Dre Moore

No. 92
- Position: Defensive tackle

Personal information
- Born: June 9, 1985 (age 41) Charlotte, North Carolina, U.S.
- Listed height: 6 ft 4 in (1.93 m)
- Listed weight: 307 lb (139 kg)

Career information
- High school: Independence (Charlotte)
- College: Maryland
- NFL draft: 2008: 4th round, 115th overall pick

Career history
- Tampa Bay Buccaneers (2008–2009); Jacksonville Jaguars (2010)*; Tampa Bay Storm (2013);
- * Offseason or practice squad member only

Awards and highlights
- First-team All-ACC (2007);

Career NFL statistics
- Total tackles: 4
- Stats at Pro Football Reference

Career AFL statistics
- Total tackles: 2
- Stats at ArenaFan.com

= Dre Moore =

American football player (born 1985)

Marchondray James "Dre" Moore (born June 9, 1985) is an American former professional football player who was a defensive tackle in the National Football League (NFL) and Arena Football League (AFL). He was selected by the Tampa Bay Buccaneers in the fourth round of the 2008 NFL draft. He played college football for the Maryland Terrapins.
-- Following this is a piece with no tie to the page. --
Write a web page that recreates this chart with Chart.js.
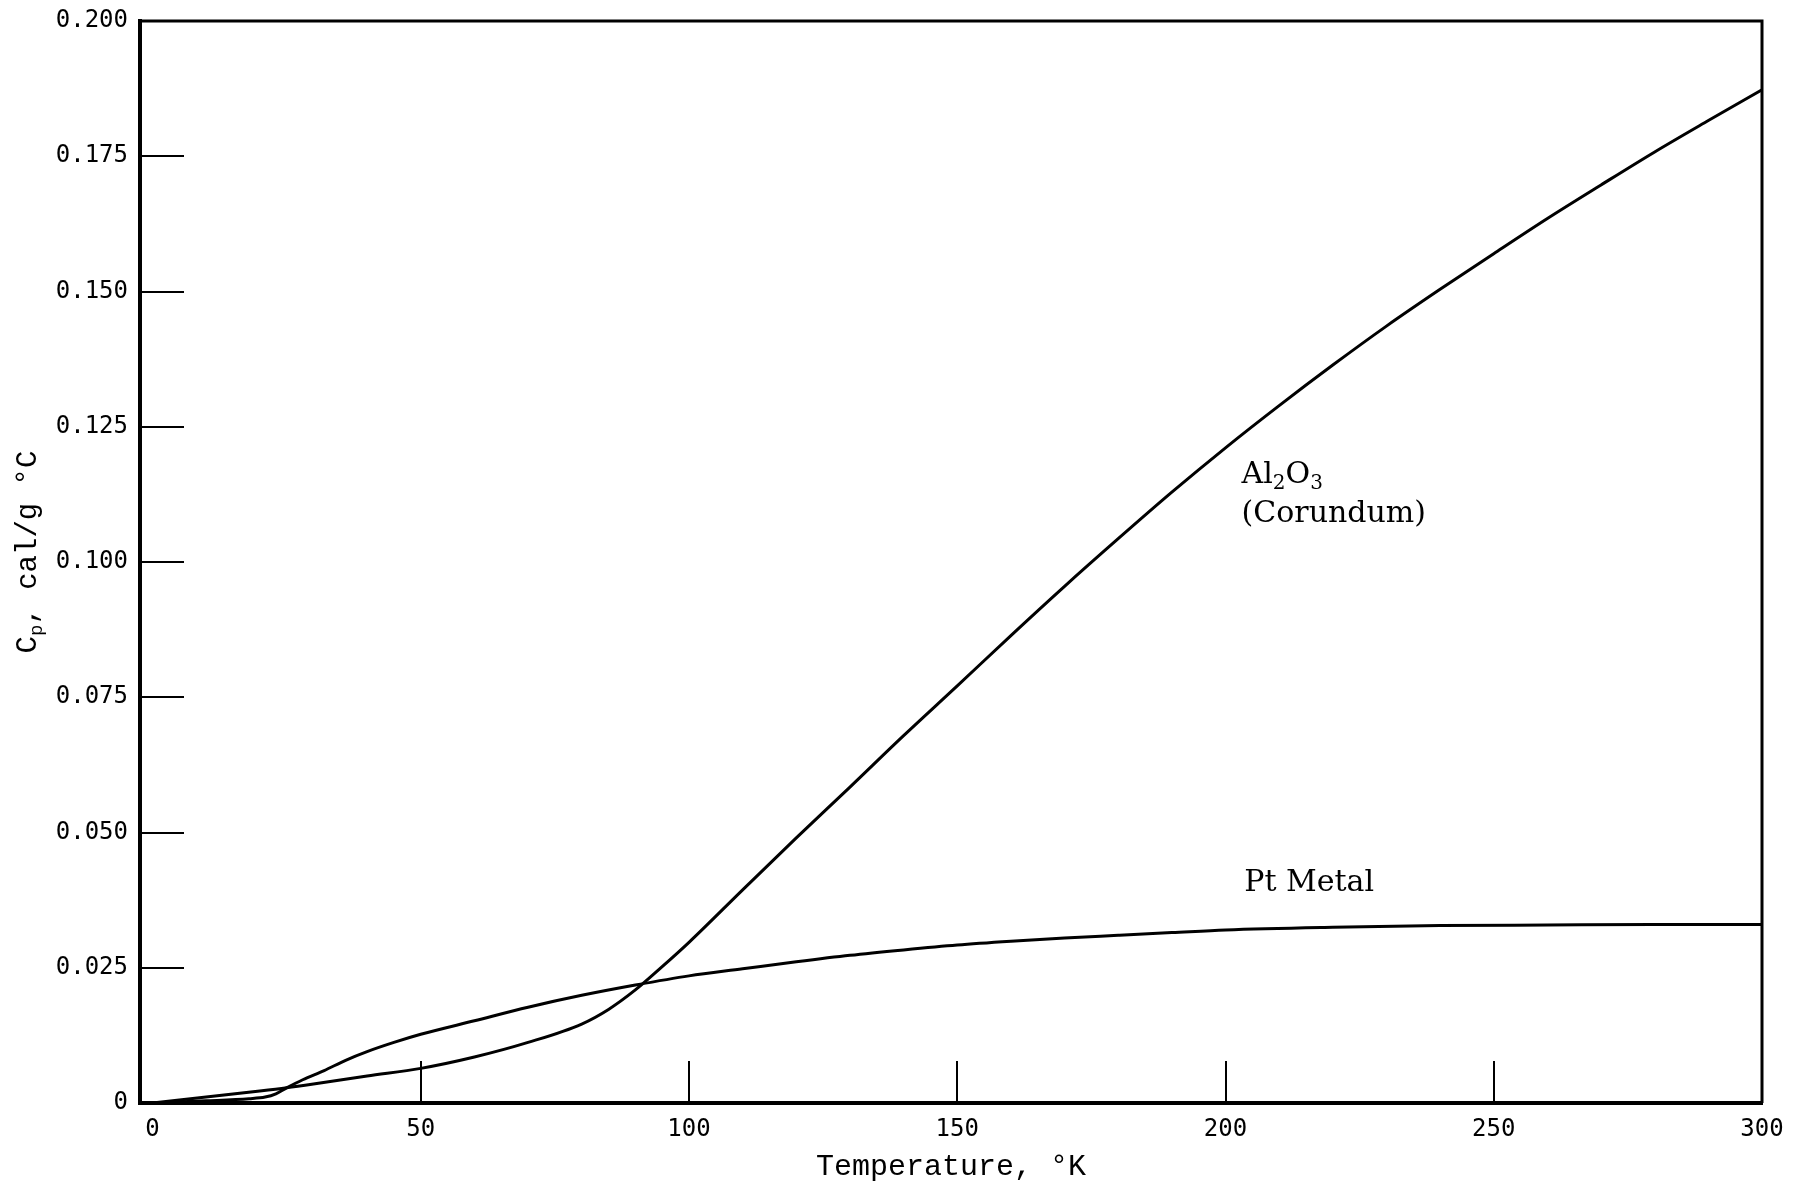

He was also a member of the Jacksonville Jaguars and Tampa Bay Storm.

==Early life==
Moore played high school football at Independence High School in Charlotte, North Carolina. He did not start playing football until he was asked to join the junior varsity team as a junior. As a senior, he totaled 107 tackles and three sacks as a varsity player, and earned First-team All-State by the Associated Press. He also helped his team to a 16–0 record and a win in the North Carolina 4AA state championship.

==College career==
Moore played college football at The University of Maryland, College Park. As a senior, he Earned first-team All-Conference honors. He finished his college career starting 26 of 44 games with 10.5 sacks. He graduated with a degree in Family Studies.

==Professional career==

===Tampa Bay Buccaneers===
Moore was selected by the Tampa Bay Buccaneers in the fourth round of the 2008 NFL draft. On August 30, he was waived by the team during final cuts. The Buccaneers re-signed him to the practice squad two days later on September 1. He appeared in his first NFL game during week 10 of the 2009 season against the Miami Dolphins. He finished the season with five tackles in seven games. Moore was waived during final cuts on September 4, 2010.

===Jacksonville Jaguars===
On November 13, 2010, Moore was signed to the practice squad of the Jaguars after having undergone previous workouts for a number of other teams, including the Philadelphia Eagles.

===Tampa Bay Storm===
On July 25, 2013, Moore was assigned to the Tampa Bay Storm of the Arena Football League. On January 31, 2014, Moore announced his retirement.